How does it compare?
I've received a number of messages from riders trying to decide which way to go - the shorter travel Optic, or the longer travel Sight. The Sight's extra travel, combined with its slacker head angle and slightly longer chainstays means that it doesn't have the same level of responsiveness when pedaling or in terrain that you really need to pump through compared to the Optic.
The geometry may not be dramatically different, but the Optic does feel more energetic, and if I was heading out for a big, more XC-oriented ride I'd rather be on the Optic. On the flip side, for rougher, steeper trails, the Sight is the way to go - that 160mm Lyrik can plow through obstacles that the 140mm Pike can't, and the longer wheelbase does make it easier to turn off your brain and let go of the brakes.

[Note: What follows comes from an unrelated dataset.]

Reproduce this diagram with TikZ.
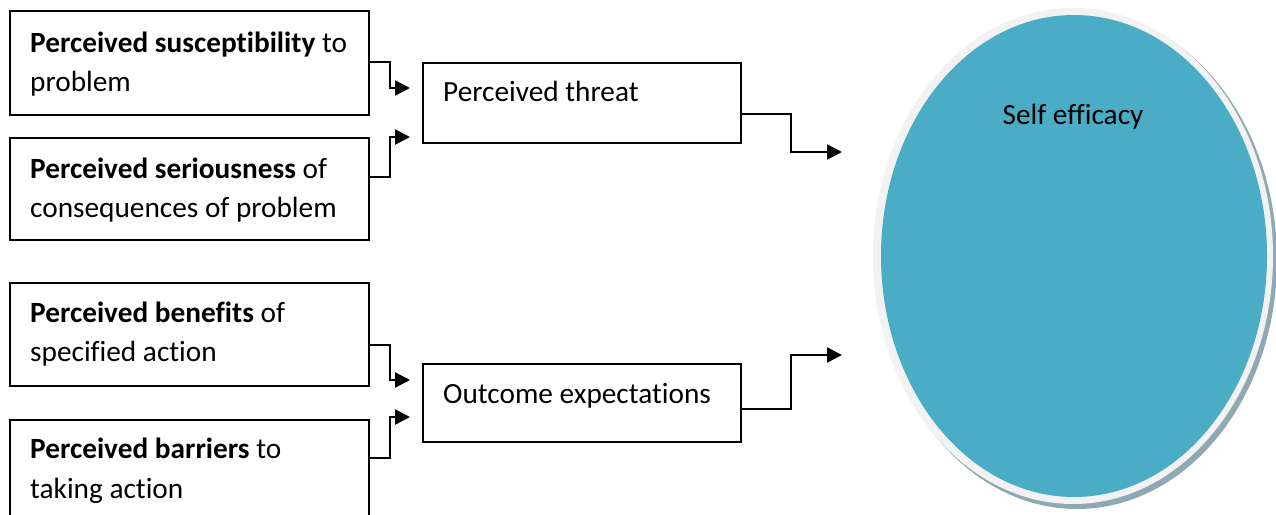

I've also been spending time on a new Banshee Titan
lately, so let's throw that into the mix. The Titan has 155mm of rear travel and a 170mm fork, with a 64.5-degree head angle, a 470mm reach on a size large, and 452mm chainstays. While there are geometry differences in a few key areas, there's only a 3mm difference when it comes to the overall wheelbase. That doesn't mean they handle the same, though.
The Titan feels more like a freeride bike, an aluminum machine that's happiest plowing through obstacles rather than going over them, and it has an impressive ability to soak up hard landings without skipping a beat. It's not the quickest in tighter turns – those long chainstays are noticeable, and the Sight feels more manageable at slower speeds and on less steep terrain.
The Sight’s pedaling position is similar to the Titan’s, and they both pedal decently while seated, but when it comes to standing up and putting the power down, the Sight feels more efficient – the Titan cycles deeper into its travel during those hard efforts.